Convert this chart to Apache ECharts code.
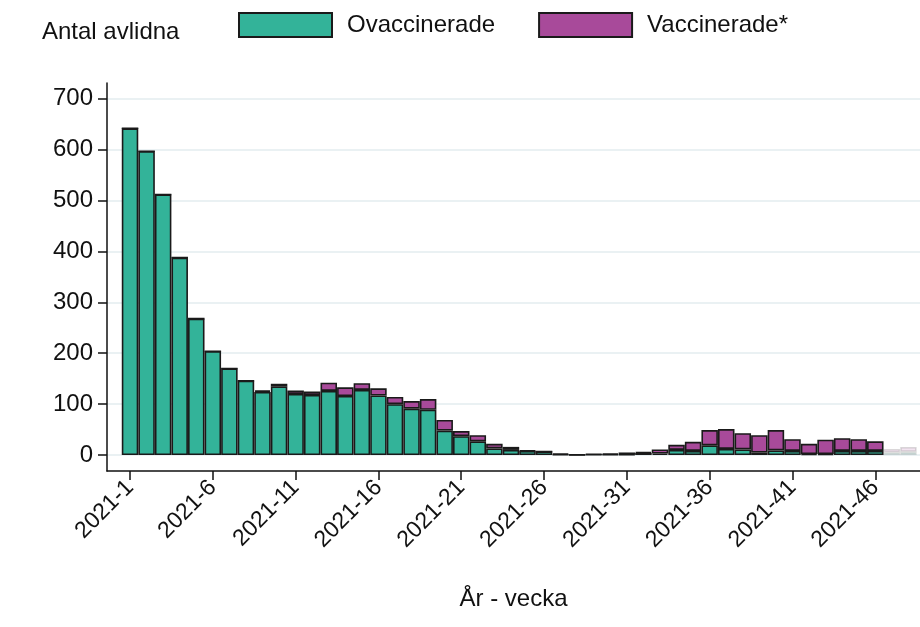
<!DOCTYPE html>
<html>
<head>
<meta charset="utf-8">
<script src="https://cdn.jsdelivr.net/npm/echarts@6/dist/echarts.min.js"></script>
<style>
  html, body { margin: 0; padding: 0; background: #fff; }
  #main { width: 920px; height: 627px; }
</style>
</head>
<body>
<div id="main"></div>
<script>
// veckor 2021 (vecka 47-48 preliminära, visas bleka)
var weeks = [1,2,3,4,5,6,7,8,9,10,11,12,13,14,15,16,17,18,19,20,21,22,23,24,
             25,26,27,28,29,30,31,32,33,34,35,36,37,38,39,40,41,42,43,44,45,46,47,48];
var ovaccinerade = [642,597,512,388,268,204,170,146,124,135,120,118,126,116,128,117,100,91,89,48,37,27,13,10,
                    8,7,1,0,1,1,1,4,3,10,8,19,12,11,5,9,8,2,2,8,8,8,5,6];
var vaccinerade = [0,0,0,0,0,0,0,0,3,5,7,7,16,17,13,14,14,15,21,21,10,12,9,6,
                   1,0,2,1,1,2,4,2,8,10,18,30,39,32,34,40,23,20,28,25,23,19,7,10];
var preliminaryFrom = 47;
var xTicks = [1,6,11,16,21,26,31,36,41,46];
var yTicks = [0,100,200,300,400,500,600,700];

var font = '"Liberation Sans", Arial, sans-serif';

// [värde, vecka] så att stacken läggs på y (encode nedan)
function toData(vals) {
	return weeks.map(function (w, i) {
		var item = { value: [vals[i], w] };
		if (w >= preliminaryFrom) item.itemStyle = { opacity: 0.15 };
		return item;
	});
}

var myChart = echarts.init(document.getElementById('main'));
var option = {
	animation: false,
	backgroundColor: '#fff',
	title: {
		text: 'Antal avlidna',
		left: 37,
		top: 15,
		textStyle: { fontFamily: font, fontSize: 24, fontWeight: 'normal', color: '#111' }
	},
	legend: {
		left: 238,
		top: 12,
		padding: 0,
		icon: 'rect',
		itemWidth: 93,
		itemHeight: 24,
		itemGap: 43,
		textStyle: { fontFamily: font, fontSize: 24, color: '#111', padding: [0, 0, 0, 10] },
		data: ['Ovaccinerade', 'Vaccinerade*']
	},
	grid: {
		left: 107,
		right: 0,
		top: 83,
		bottom: 156,
		containLabel: false
	},
	xAxis: {
		type: 'value',
		min: -0.39,
		max: 48.7,
		name: 'År - vecka',
		nameLocation: 'middle',
		nameGap: 116,
		nameTextStyle: { fontFamily: font, fontSize: 24, color: '#111' },
		axisLine: { show: true, onZero: false, lineStyle: { color: '#111', width: 1.5 } },
		axisTick: { show: true, length: 9, customValues: xTicks, lineStyle: { color: '#111', width: 1.5 } },
		axisLabel: {
			customValues: xTicks,
			rotate: 45,
			margin: 13,
			fontFamily: font,
			fontSize: 23,
			color: '#111',
			formatter: function (v) { return '2021-' + v; }
		},
		splitLine: { show: false }
	},
	yAxis: {
		type: 'value',
		min: -31.4,
		max: 731,
		axisLine: { show: true, onZero: false, lineStyle: { color: '#111', width: 1.5 } },
		axisTick: { show: true, length: 9, customValues: yTicks, lineStyle: { color: '#111', width: 1.5 } },
		axisLabel: {
			customValues: yTicks,
			margin: 14,
			fontFamily: font,
			fontSize: 24,
			color: '#111'
		},
		splitLine: { show: true, lineStyle: { color: '#eaf1f3', width: 2 } }
	},
	series: [
		{
			name: 'Ovaccinerade',
			type: 'bar',
			stack: 'total',
			barWidth: 16.5,
			encode: { x: 1, y: 0 },
			itemStyle: { color: '#33b399', borderColor: '#1a1a1a', borderWidth: 1.6 },
			data: toData(ovaccinerade)
		},
		{
			name: 'Vaccinerade*',
			type: 'bar',
			stack: 'total',
			barWidth: 16.5,
			encode: { x: 1, y: 0 },
			itemStyle: { color: '#a84a9a', borderColor: '#1a1a1a', borderWidth: 1.6 },
			data: toData(vaccinerade)
		}
	]
};
myChart.setOption(option);
</script>
</body>
</html>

CHALLENGE: Skip the pictures, then retype every line above exactly.

COMPLETE ANSWER:
Convert this chart to Apache ECharts code.
<!DOCTYPE html>
<html>
<head>
<meta charset="utf-8">
<script src="https://cdn.jsdelivr.net/npm/echarts@6/dist/echarts.min.js"></script>
<style>
  html, body { margin: 0; padding: 0; background: #fff; }
  #main { width: 920px; height: 627px; }
</style>
</head>
<body>
<div id="main"></div>
<script>
// veckor 2021 (vecka 47-48 preliminära, visas bleka)
var weeks = [1,2,3,4,5,6,7,8,9,10,11,12,13,14,15,16,17,18,19,20,21,22,23,24,
             25,26,27,28,29,30,31,32,33,34,35,36,37,38,39,40,41,42,43,44,45,46,47,48];
var ovaccinerade = [642,597,512,388,268,204,170,146,124,135,120,118,126,116,128,117,100,91,89,48,37,27,13,10,
                    8,7,1,0,1,1,1,4,3,10,8,19,12,11,5,9,8,2,2,8,8,8,5,6];
var vaccinerade = [0,0,0,0,0,0,0,0,3,5,7,7,16,17,13,14,14,15,21,21,10,12,9,6,
                   1,0,2,1,1,2,4,2,8,10,18,30,39,32,34,40,23,20,28,25,23,19,7,10];
var preliminaryFrom = 47;
var xTicks = [1,6,11,16,21,26,31,36,41,46];
var yTicks = [0,100,200,300,400,500,600,700];

var font = '"Liberation Sans", Arial, sans-serif';

// [värde, vecka] så att stacken läggs på y (encode nedan)
function toData(vals) {
	return weeks.map(function (w, i) {
		var item = { value: [vals[i], w] };
		if (w >= preliminaryFrom) item.itemStyle = { opacity: 0.15 };
		return item;
	});
}

var myChart = echarts.init(document.getElementById('main'));
var option = {
	animation: false,
	backgroundColor: '#fff',
	title: {
		text: 'Antal avlidna',
		left: 37,
		top: 15,
		textStyle: { fontFamily: font, fontSize: 24, fontWeight: 'normal', color: '#111' }
	},
	legend: {
		left: 238,
		top: 12,
		padding: 0,
		icon: 'rect',
		itemWidth: 93,
		itemHeight: 24,
		itemGap: 43,
		textStyle: { fontFamily: font, fontSize: 24, color: '#111', padding: [0, 0, 0, 10] },
		data: ['Ovaccinerade', 'Vaccinerade*']
	},
	grid: {
		left: 107,
		right: 0,
		top: 83,
		bottom: 156,
		containLabel: false
	},
	xAxis: {
		type: 'value',
		min: -0.39,
		max: 48.7,
		name: 'År - vecka',
		nameLocation: 'middle',
		nameGap: 116,
		nameTextStyle: { fontFamily: font, fontSize: 24, color: '#111' },
		axisLine: { show: true, onZero: false, lineStyle: { color: '#111', width: 1.5 } },
		axisTick: { show: true, length: 9, customValues: xTicks, lineStyle: { color: '#111', width: 1.5 } },
		axisLabel: {
			customValues: xTicks,
			rotate: 45,
			margin: 13,
			fontFamily: font,
			fontSize: 23,
			color: '#111',
			formatter: function (v) { return '2021-' + v; }
		},
		splitLine: { show: false }
	},
	yAxis: {
		type: 'value',
		min: -31.4,
		max: 731,
		axisLine: { show: true, onZero: false, lineStyle: { color: '#111', width: 1.5 } },
		axisTick: { show: true, length: 9, customValues: yTicks, lineStyle: { color: '#111', width: 1.5 } },
		axisLabel: {
			customValues: yTicks,
			margin: 14,
			fontFamily: font,
			fontSize: 24,
			color: '#111'
		},
		splitLine: { show: true, lineStyle: { color: '#eaf1f3', width: 2 } }
	},
	series: [
		{
			name: 'Ovaccinerade',
			type: 'bar',
			stack: 'total',
			barWidth: 16.5,
			encode: { x: 1, y: 0 },
			itemStyle: { color: '#33b399', borderColor: '#1a1a1a', borderWidth: 1.6 },
			data: toData(ovaccinerade)
		},
		{
			name: 'Vaccinerade*',
			type: 'bar',
			stack: 'total',
			barWidth: 16.5,
			encode: { x: 1, y: 0 },
			itemStyle: { color: '#a84a9a', borderColor: '#1a1a1a', borderWidth: 1.6 },
			data: toData(vaccinerade)
		}
	]
};
myChart.setOption(option);
</script>
</body>
</html>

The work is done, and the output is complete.